Durante il ricovero, si sono presi cura di Destinity il reparto di Ostetricia e Ginecologia diretto dalla professoressa Tullia Todros e quello di Ematologia ospedaliera delle Molinette diretto dal dottor Umberto Vitolo. Adesso il bambino si trova nel reparto di Terapia Neonatale del Sant’Anna, sotto la supervisione della professoressa Enrica Bertino, con lui c’è il padre.
“Il bambino sta bene nonostante sia nato pretermine. Abbiamo cercato di portare la gravidanza il più in là possibile compatibilmente con le condizioni della mamma. Quando abbiamo deciso di farlo nascere era perché non si poteva più aspettare”.
Queste le parole della professoressa Todros, a cui fa eco la professoressa Bertino:
“Il bambino ora pesa quasi 900 grammi. All’inizio ha avuto bisogno di assistenza nella respirazione ma va meglio. Sta diventando progressivamente sempre più autonomo e siamo cautamente ottimisti ma sarà un processo lungo”.

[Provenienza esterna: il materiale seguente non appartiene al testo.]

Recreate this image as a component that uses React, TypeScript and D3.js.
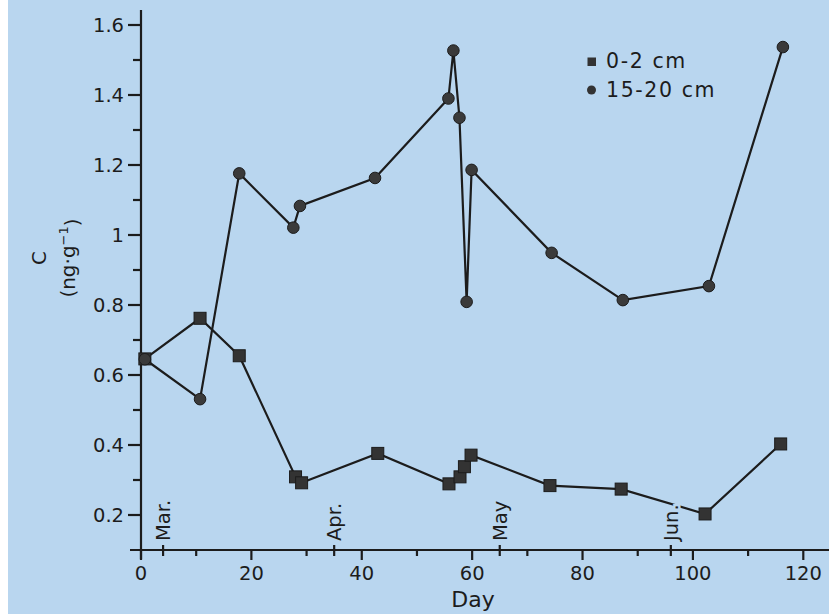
import React from 'react';
import * as d3 from 'd3';

const W = 829,
      H = 614;

// day of sampling and concentration C (ng/g)
const daysTop = [0.7, 10.7, 17.8, 28, 29.1, 42.9, 55.8, 57.8, 58.6, 59.8, 74.1, 87, 102.2, 115.9];
const valsTop = [0.646, 0.762, 0.655, 0.309, 0.292, 0.376, 0.289, 0.309, 0.338, 0.371, 0.284, 0.274, 0.203, 0.403];

const daysDeep = [0.7, 10.7, 17.8, 27.6, 28.8, 42.4, 55.7, 56.6, 57.7, 59.0, 59.9, 74.4, 87.3, 102.9, 116.3];
const valsDeep = [0.645, 0.531, 1.176, 1.021, 1.083, 1.163, 1.39, 1.527, 1.335, 0.809, 1.186, 0.949, 0.814, 0.854, 1.537];

const xMajor = [0, 20, 40, 60, 80, 100, 120];
const xMinor = [10, 30, 50, 70, 90, 110];
const yMajor = [0.2, 0.4, 0.6, 0.8, 1, 1.2, 1.4, 1.6];
const yMinor = [0.3, 0.5, 0.7, 0.9, 1.1, 1.3, 1.5];
const months = ['Mar.', 'Apr.', 'May', 'Jun.'];
const monthDays = [4, 35, 65, 96];

const seriesNames = ['0-2 cm', '15-20 cm'];

const x = d3.scaleLinear().domain([0, 120]).range([141, 803.3]);
const y = d3.scaleLinear().domain([0.1, 1.6]).range([550, 25]);

const bg = '#b9d6ef',
      ink = '#1c1c1c',
      font = '"DejaVu Sans", sans-serif';

const line = d3.line<number>()
  .x(d => x(d[0]))
  .y(d => y(d[1]));

const fmt = (v: number) => (v === 1 ? '1' : v.toFixed(1));

export default function App() {
  const top = daysTop.map((d, i) => [d, valsTop[i]]);
  const deep = daysDeep.map((d, i) => [d, valsDeep[i]]);

  return (
    <svg width={W} height={H}
         style={{position: 'absolute', left: 0, top: 0, display: 'block'}}
         fontFamily={font}>
      <rect x={0} y={0} width={W} height={H} fill="#fff" />
      <rect x={8} y={0} width={W - 8} height={H} fill={bg} />

      {/* y axis */}
      <line x1={x(0)} x2={x(0)} y1={10} y2={559} stroke={ink} strokeWidth={2.2} />
      {yMajor.map(v =>
        <g key={'ym' + v}>
          <line x1={128} x2={x(0)} y1={y(v)} y2={y(v)} stroke={ink} strokeWidth={2.2} />
          <text x={124} y={y(v)} dy="0.36em" textAnchor="end" fontSize={19.5} fill={ink}>{fmt(v)}</text>
        </g>
      )}
      {yMinor.map(v =>
        <line key={'yn' + v} x1={133} x2={x(0)} y1={y(v)} y2={y(v)} stroke={ink} strokeWidth={2.2} />
      )}

      {/* x axis */}
      <line x1={130} x2={W} y1={y(0.1)} y2={y(0.1)} stroke={ink} strokeWidth={2.2} />
      {xMajor.map(d =>
        <g key={'xm' + d}>
          <line x1={x(d)} x2={x(d)} y1={y(0.1)} y2={y(0.1) + 10} stroke={ink} strokeWidth={2.2} />
          <text x={x(d)} y={580} textAnchor="middle" fontSize={19.5} fill={ink}>{d}</text>
        </g>
      )}
      {xMinor.map(d =>
        <line key={'xn' + d} x1={x(d)} x2={x(d)} y1={y(0.1)} y2={y(0.1) + 6} stroke={ink} strokeWidth={2.2} />
      )}

      {/* data lines */}
      <path d={line(top as any) || ''} fill="none" stroke={ink} strokeWidth={2.2} />
      <path d={line(deep as any) || ''} fill="none" stroke={ink} strokeWidth={2.2} />

      {/* month marks */}
      {months.map((m, i) =>
        <g key={m}>
          <line x1={x(monthDays[i])} x2={x(monthDays[i])} y1={y(0.1) - 5} y2={y(0.1) + 6}
                stroke={ink} strokeWidth={2.2} />
          <text transform={`translate(${x(monthDays[i])},541) rotate(-90)`} dy="0.36em"
                fontSize={19.5} fill={ink} stroke={bg} strokeWidth={5} paintOrder="stroke">{m}</text>
        </g>
      )}

      {top.map((p, i) =>
        <rect key={'s' + i} x={x(p[0]) - 6} y={y(p[1]) - 6} width={12} height={12}
              fill="#333" stroke={ink} strokeWidth={1} />
      )}
      {deep.map((p, i) =>
        <circle key={'c' + i} cx={x(p[0])} cy={y(p[1])} r={5.8}
                fill="#3a3a3a" stroke={ink} strokeWidth={1} />
      )}

      {/* legend */}
      <rect x={587.5} y={57.5} width={8.5} height={8.5} fill="#333" />
      <text x={606} y={68} fontSize={20.5} fill={ink} letterSpacing={1.6}>{seriesNames[0]}</text>
      <circle cx={591.5} cy={90} r={4.5} fill="#333" />
      <text x={606} y={97} fontSize={20.5} fill={ink} letterSpacing={1.6}>{seriesNames[1]}</text>

      {/* axis titles */}
      <text x={473} y={607} textAnchor="middle" fontSize={22} fill={ink}>Day</text>
      <text transform="translate(39,258) rotate(-90)" dy="0.36em" textAnchor="middle"
            fontSize={20} fill={ink}>C</text>
      <text transform="translate(68,258) rotate(-90)" dy="0.36em" textAnchor="middle"
            fontSize={20} fill={ink}>(ng·g<tspan dy="-0.55em" fontSize={13}>−1</tspan><tspan dy="0.55em">)</tspan></text>
    </svg>
  );
}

Israel ha una settimana di vita eppure ha già preso 200 grammi e i medici del Sant’Anna si sono mobilitati per aiutare lui e suo padre.

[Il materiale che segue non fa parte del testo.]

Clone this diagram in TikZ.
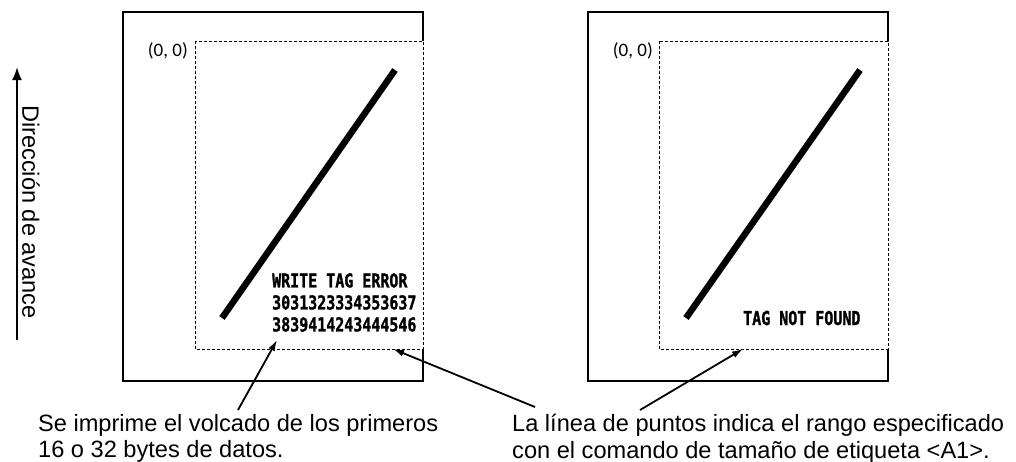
\documentclass[tikz,border=0pt]{standalone}
\usepackage{fontspec}
\setmainfont{Liberation Sans}
\newfontfamily\prnfont[FakeStretch=0.78, FakeBold=1.2]{DejaVu Sans Mono}
\newfontfamily\originfont{Carlito}
\usetikzlibrary{arrows.meta}

\tikzset{
  paper/.style={line width=2pt},
  sizearea/.style={line width=0.8pt, dash pattern=on 3pt off 2pt},
  printbar/.style={line width=6.5pt},
  printtext/.style={font=\prnfont\bfseries\fontsize{19.2}{22}\selectfont, align=left, inner sep=0pt},
  origin/.style={font=\originfont\fontsize{19}{22}\selectfont, inner sep=0pt},
  note/.style={font=\fontsize{23.6}{26.5}\selectfont, align=left, inner sep=0pt},
  pointer/.style={-{Latex[length=11pt,width=7pt]}, line width=1.8pt},
  feed/.style={-{Latex[length=13pt,width=10pt]}, line width=2pt}
}

\begin{document}
\begin{tikzpicture}[x=1pt, y=-1pt]
  \useasboundingbox (0,0) rectangle (1016,461);

  % feed direction
  \coordinate (feedstart) at (17,340);
  \coordinate (feedend) at (17,67);
  \draw[feed] (feedstart) -- (feedend);
  \node[note, rotate=-90] (feedlabel) at (31,212) {Dirección de avance};

  % left label: error with dump
  \draw[paper] (423,41) -- (423,12) -- (123,12) -- (123,381) -- (423,381) -- (423,349);
  \draw[sizearea] (195,41) rectangle (423,349);
  \node[origin, anchor=east] (orgleft) at (188,51) {(0, 0)};
  \coordinate (barlefta) at (222,318);
  \coordinate (barleftb) at (395,70);
  \draw[printbar] (barlefta) -- (barleftb);
  \node[printtext, anchor=north west] (dump) at (272,273) {WRITE TAG ERROR\\3031323334353637\\3839414243444546};

  % right label: tag not found
  \draw[paper] (888,41) -- (888,12) -- (588,12) -- (588,381) -- (888,381) -- (888,349);
  \draw[sizearea] (659,41) rectangle (888,349);
  \node[origin, anchor=east] (orgright) at (653,51) {(0, 0)};
  \coordinate (barrighta) at (686,318);
  \coordinate (barrightb) at (860,70);
  \draw[printbar] (barrighta) -- (barrightb);
  \node[printtext, anchor=base west] (notfound) at (743,325) {TAG NOT FOUND};

  % notes below
  \node[note, anchor=north west] (dumpnote) at (38,414) {Se imprime el volcado de los primeros\\16 o 32 bytes de datos.};
  \node[note, anchor=north west] (rangenote) at (512,414) {La línea de puntos indica el rango especificado\\con el comando de tamaño de etiqueta <A1>.};

  \coordinate (dumptail) at (238,410);
  \coordinate (dumptip) at (277,340);
  \coordinate (rangetaila) at (535,407);
  \coordinate (rangetipa) at (393,349);
  \coordinate (rangetailb) at (640,410);
  \coordinate (rangetipb) at (743,349);
  \draw[pointer] (dumptail) -- (dumptip);
  \draw[pointer] (rangetaila) -- (rangetipa);
  \draw[pointer] (rangetailb) -- (rangetipb);
\end{tikzpicture}
\end{document}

Migranti: un ‘fardello scomodo’
Ma com’è possibile che dei migranti in cerca di aiuto e, per giunta malati e in stato interessante, vengano scacciati?
“Li hanno lasciati davanti alla saletta di Bardonecchia senza nemmeno bussare alla dottoressa che era di turno all’interno. Le autorità francesi sembrano avere dimenticato l’umanità. I corrieri trattano meglio i loro pacchi”.

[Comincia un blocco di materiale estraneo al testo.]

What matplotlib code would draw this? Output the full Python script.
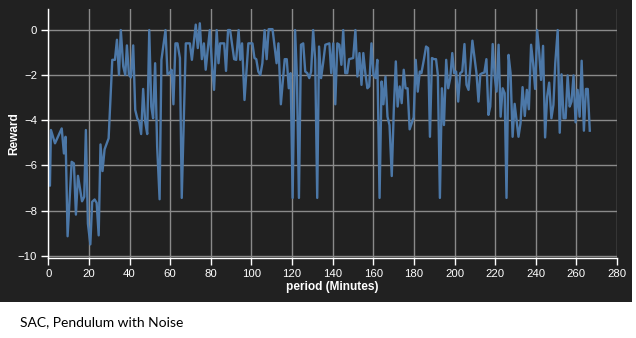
import matplotlib
matplotlib.use("Agg")
import matplotlib.pyplot as plt

# Reward per training period (minutes)
period = [0.0, 0.8, 1.3, 3.3, 6.6, 7.7, 8.5, 9.5, 11.5, 12.6, 13.6, 14.6, 16.6, 17.7, 18.5, 19.5,
          20.7, 21.6, 22.8, 23.8, 24.8, 25.7, 26.7, 27.7, 29.7, 31.5, 32.8, 33.8, 34.8, 35.7,
          36.9, 37.9, 38.7, 39.7, 40.7, 41.8, 42.8, 43.8, 44.8, 45.7, 46.7, 47.7, 48.7, 49.7,
          50.7, 51.6, 52.6, 53.6, 54.8, 55.7, 57.7, 58.7, 59.7, 60.7, 61.6, 62.6, 63.6, 64.8,
          65.7, 67.7, 69.7, 70.7, 72.6, 73.6, 74.6, 75.6, 76.6, 77.5, 78.5, 79.5, 80.7, 81.6,
          82.9, 83.8, 84.6, 86.6, 87.5, 88.5, 89.5, 91.5, 92.5, 93.7, 94.5, 95.4, 96.6, 98.5,
          100.5, 101.5, 102.4, 103.4, 104.4, 105.4, 106.5, 107.5, 108.5, 110.4, 112.4, 113.3,
          114.5, 116.4, 117.4, 118.4, 119.3, 120.3, 121.5, 122.4, 123.4, 124.4, 125.5, 126.5,
          127.5, 128.5, 129.4, 130.4, 131.4, 132.4, 133.3, 134.3, 135.3, 136.4, 138.4, 139.3,
          140.3, 141.3, 142.3, 143.3, 144.3, 145.2, 146.2, 147.2, 148.1, 150.1, 151.2, 152.2,
          153.2, 154.2, 155.1, 156.1, 157.1, 158.0, 159.1, 160.1, 161.1, 162.0, 163.1, 164.1,
          165.0, 166.0, 167.0, 168.0, 169.1, 170.1, 171.1, 172.0, 173.0, 174.0, 175.0, 175.9,
          176.9, 177.9, 178.9, 179.9, 180.9, 181.9, 182.9, 183.7, 184.9, 186.0, 187.0, 187.9,
          188.9, 189.9, 190.9, 191.8, 192.8, 193.8, 194.8, 195.9, 196.9, 197.9, 198.9, 199.8,
          200.8, 201.8, 202.8, 203.8, 204.9, 205.9, 206.9, 208.8, 210.8, 211.8, 212.7, 213.7,
          214.7, 215.7, 216.7, 217.6, 218.8, 219.8, 220.7, 221.7, 222.7, 223.7, 224.7, 225.6,
          226.6, 227.6, 228.6, 229.6, 230.6, 231.5, 232.5, 233.5, 234.6, 235.6, 236.6, 237.7,
          238.7, 239.7, 240.7, 241.6, 242.6, 243.6, 244.6, 245.6, 246.6, 247.7, 248.7, 249.6,
          250.8, 251.8, 252.7, 253.7, 254.7, 255.7, 256.7, 257.6, 258.6, 259.6, 260.6, 261.6,
          262.6, 263.7, 264.7, 265.6, 266.6]

reward = [-6.8, -6.9, -4.43, -5.02, -4.36, -5.47, -4.73, -9.14, -5.84, -5.91, -8.18, -6.46, -7.59,
          -7.39, -4.43, -8.58, -9.5, -7.61, -7.51, -7.66, -9.1, -5.07, -6.25, -5.29, -4.8,
          -1.32, -1.32, -0.43, -1.99, 0.0, -1.61, -1.99, -0.68, -1.99, -2.1, -0.68, -3.54,
          -3.91, -4.09, -4.61, -2.61, -4.06, -4.61, 0.0, -3.39, -3.91, -1.47, -5.17, -7.5,
          -1.32, 0.0, -1.96, -1.91, -1.76, -3.29, -0.59, -0.59, -1.24, -7.44, -0.59, -0.59,
          -1.32, 0.24, -0.8, 0.3, -1.29, -0.59, -1.76, -0.87, 0.0, -1.69, -2.65, 0.0, -1.47,
          -0.59, -0.59, -1.81, 0.0, 0.0, -1.29, -1.32, 0.0, -1.32, -0.59, -3.1, -0.59,
          -0.59, -1.24, -1.29, -1.84, -1.99, -1.47, 0.0, -1.29, 0.04, 0.04, -1.47, -0.59,
          -3.29, -1.29, -1.29, -2.58, -1.91, -7.44, 0.0, -2.06, -7.44, -0.65, -0.59, -1.84,
          -1.91, -2.13, -1.84, 0.0, -1.32, -7.44, -0.73, -2.13, -1.47, -0.65, -0.59, -1.91,
          -0.59, -3.29, -0.59, -0.65, -1.54, 0.0, -1.91, -1.91, -1.29, -1.24, 0.0, -2.06,
          -1.02, -2.43, -1.02, -1.91, -2.58, -2.5, -0.59, -1.99, -2.13, -1.32, -7.44, -2.28,
          -3.29, -2.06, -3.84, -4.21, -6.47, -3.54, -1.39, -3.39, -2.5, -3.24, -1.76, -2.58,
          -2.58, -4.4, -4.13, -3.87, -1.32, -2.73, -1.84, -1.91, -1.32, -0.73, -0.8, -4.73,
          -1.24, -1.29, -1.29, -1.99, -7.44, -2.58, -4.21, -1.32, -2.58, -2.13, -1.02, -1.91,
          -1.84, -3.17, -1.91, -1.84, -0.62, -2.43, -2.65, -0.47, -1.91, -3.17, -1.96, -1.91,
          -1.88, -1.29, -3.76, -3.39, -0.62, -2.06, -2.73, -0.65, -3.84, -2.58, -2.8, -7.44,
          -1.1, -1.91, -4.73, -3.27, -4.06, -4.73, -4.13, -2.53, -3.81, -2.65, -3.51, -0.65,
          -1.47, -2.61, 0.0, -0.87, -2.21, -0.7, -4.76, -2.95, -2.33, -3.91, -3.32, -1.47,
          0.0, -4.55, -1.96, -3.91, -3.91, -2.01, -3.39, -3.17, -2.01, -4.09, -2.65, -3.84,
          -1.36, -4.46, -2.61, -2.61, -4.46]

x_ticks = list(range(0, 281, 20))
y_ticks = [0, -2, -4, -6, -8, -10]

W, H = 636, 338
BG = "#212121"
fig = plt.figure(figsize=(W / 100, H / 100), dpi=100)
fig.patch.set_facecolor("white")

# dark panel behind the chart
panel = fig.add_axes([0, 1 - 302 / H, 632 / W, 302 / H], zorder=0)
panel.set_facecolor(BG)
panel.set_axis_off()
panel.add_artist(panel.patch)

left, right, top, bottom = 48.3, 617.0, 9.3, 257.7
ax = fig.add_axes([left / W, 1 - bottom / H, (right - left) / W, (bottom - top) / H], zorder=2)
ax.set_facecolor(BG)

ax.plot(period, reward, color="#4c78a8", linewidth=1.7, zorder=3)

ax.set_xlim(0, 280)
ax.set_ylim(-10.09, 0.92)
ax.set_xticks(x_ticks)
ax.set_yticks(y_ticks)
ax.set_yticklabels(["0" if v == 0 else f"\u2212{abs(v)}" for v in y_ticks])
ax.grid(True, color="#8a8a8a", linewidth=1.0, zorder=1)
ax.set_axisbelow(True)

for side in ("top", "right"):
    ax.spines[side].set_visible(False)
for side in ("left", "bottom"):
    ax.spines[side].set_color("white")
    ax.spines[side].set_linewidth(1.0)
    ax.spines[side].set_zorder(4)

font = "Liberation Sans"
ax.tick_params(colors="white", length=5, width=1, labelsize=8.2, pad=3)
for lab in ax.get_xticklabels() + ax.get_yticklabels():
    lab.set_fontfamily(font)

ax.set_xlabel("period (Minutes)", color="white", fontsize=8.6, fontweight="bold",
              fontfamily=font)
ax.xaxis.set_label_coords(0.5, -(287 - bottom) / (bottom - top))
ax.set_ylabel("Reward", color="white", fontsize=8.6, fontweight="bold", fontfamily=font)
ax.yaxis.set_label_coords(-(left - 14) / (right - left), 0.5)
ax.xaxis.label.set_va("center")
ax.yaxis.label.set_va("center")

fig.text(20 / W, 1 - 322 / H, "SAC, Pendulum with Noise", color="black", fontsize=10,
         fontfamily="Lato", va="center", ha="left")

fig.savefig("out.png", dpi=100, facecolor=fig.get_facecolor())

Così Paolo Narcisi, presidente dell’associazione Rainbow4 Africa, ha commentato la vicenda. Da quando è cominciata la stagione invernale, lui e l sua associazione hanno soccorso tantissimi migranti. La Francia non li vuole, è questo il motivo per cui vengono respinti alla frontiera, perché sono un ‘fardello scomodo’ e nessuno vuole farsene carico.
Proprio alcuni giorni fa, un episodio simile: la gendarmeria aveva fermato una guida alpina di nome Benoit Ducos il 10 marzo, perché cercava di prestare soccorso ad una donna incinta di otto mesi che tentava di attraversare il confine.
A causa di questa vicenda è nato il movimento “Soccorrere non è un crimine”; ma dov’è finita la solidarietà? Ci definiamo Paesi civili e sviluppati, ma sembra che abbiamo dimenticato cosa sia l’umanità. Ora tendere la mano verso chi ha bisogno di aiuto è diventato un reato (di solidarietà)? Quante altre Destinity ci dovranno essere, prima che le cose cambino? La tutela della vita non dovrebbe venire prima di qualsiasi altra legge? O, forse, la vita dei migranti vale di meno e tanto vale lasciare che muoiano di freddo, in una stazione qualsiasi?
Cosa ne sarà del marito e di Israel?
Nel frattempo, è stata diffusa la testimonianza del marito della donna, che ha raccontato:
“Mia moglie sarebbe potuta tornare in Francia perché lei aveva i documenti, ma io non non potevo passare e lei è rimasta per me, per il nostro amore. Non ha voluto lasciarmi. L’ho chiamato Israel perché io e mia moglie siamo cristiani”.
Lui e la moglie erano giunti in Italia nel 2004 e poi, un mese e mezzo fa, hanno cercato di arrivare in Francia salendo su un bus, ma la gendarmeria li ha bloccati. Entrambi sapevano che la malattia di Destinity era ormai giunta alla fase terminale. Senza di lei si sente perso:
“Lei resterà sempre una parte di me. La amavo molto. Ora sento un grande vuoto dentro“. E, riferendosi al piccolo che è salvo grazie all’operato dei medici, ha dichiarato: “Sono suo padre e gli starò accanto. Per lui voglio un futuro migliore“.
Nel frattempo, un imprenditore romano, attraverso l’associazione Rainbow 4 Africa, ha contattato il neopapà per offrirgli un lavoro; forse “un futuro migliore” è possibile per lui ed Israel, speriamo che l’uomo riesca anche ad ottenere i documenti necessari per poter restare in Italia e per poter tenere il bambino.